Торжеством такой двусмысленности являются слова Цоё, в которых она объясняет ситуацию подруге и вместе с тем освобождается от мешающего ей общества; собственно, она говорила в интересах повести, рассчитывая скорее на нас, читателей, чем на счастливую сослуживицу. В разговорах с Ханольдом двойной смысл чаще всего создавался из-за того, что Цоё пользуется символикой, которую мы обнаружили в первых сновидениях Ханольда, символикой, уравнивающей то, что засыпано и вытеснено, Помпею и детство. Таким образом, она может со своими речами, с одной стороны, оставаться в той роли, которую ей отводит бред Ханольда, с другой стороны, затрагивать ими реальные отношения и пробуждать в бессознательном Ханольда понимание последних.

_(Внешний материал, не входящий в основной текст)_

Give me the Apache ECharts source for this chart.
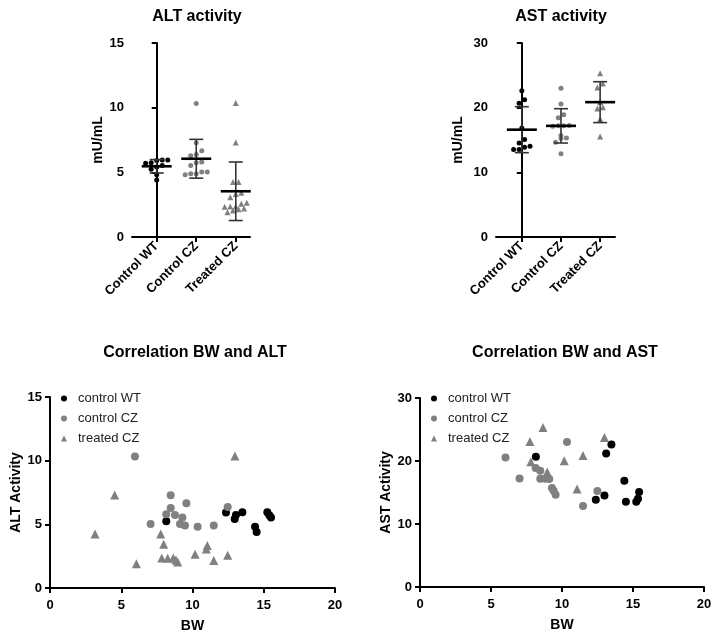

«Я уже давно привыкла быть мертвой» – «Для меня подходят цветы забвения из твоих рук» (р. 90). В этих фразах она мягко выражает упрек, который затем проявляется довольно отчетливо в ее последнем нагоняе, где она сравнивает его с археоптериксом. «Кому-то еще надо умереть, чтобы стать живым. Но археоптериксу это вряд ли нужно» (р. 141), – добавляет она после исчезновения бреда, как бы давая ключ к своим двусмысленным речам. Но самое лучшее использование символики удается ей в вопросе: «Для меня это выглядит так, словно мы уже две тысячи лет тому назад так же вместе ели наш хлеб. Не можешь ли ты об этом вспомнить?» (р. 118). Здесь совершенно очевидна замена детства историческим прошлым и стремление пробудить в Ханольде воспоминания.
Откуда же в «Градиве» такое бросающееся в глаза предпочтение двусмысленной речи? Оно не кажется нам случайным, а с необходимостью следует из предпосылок повести. Это – не что иное, как побочная часть двойной детерминации симптома в той мере, в какой сама речь является симптомом и, подобно им, возникает из компромисса между осознанным и бессознательным. Только это двойственное происхождение речи легче заметить, чем такое же происхождение действий, и если удается – что гибкость словесного материала часто допускает – в одном и том же порядке слов хорошо выразить оба намерения речи, то перед нами налицо то, что мы называем «двусмысленностью».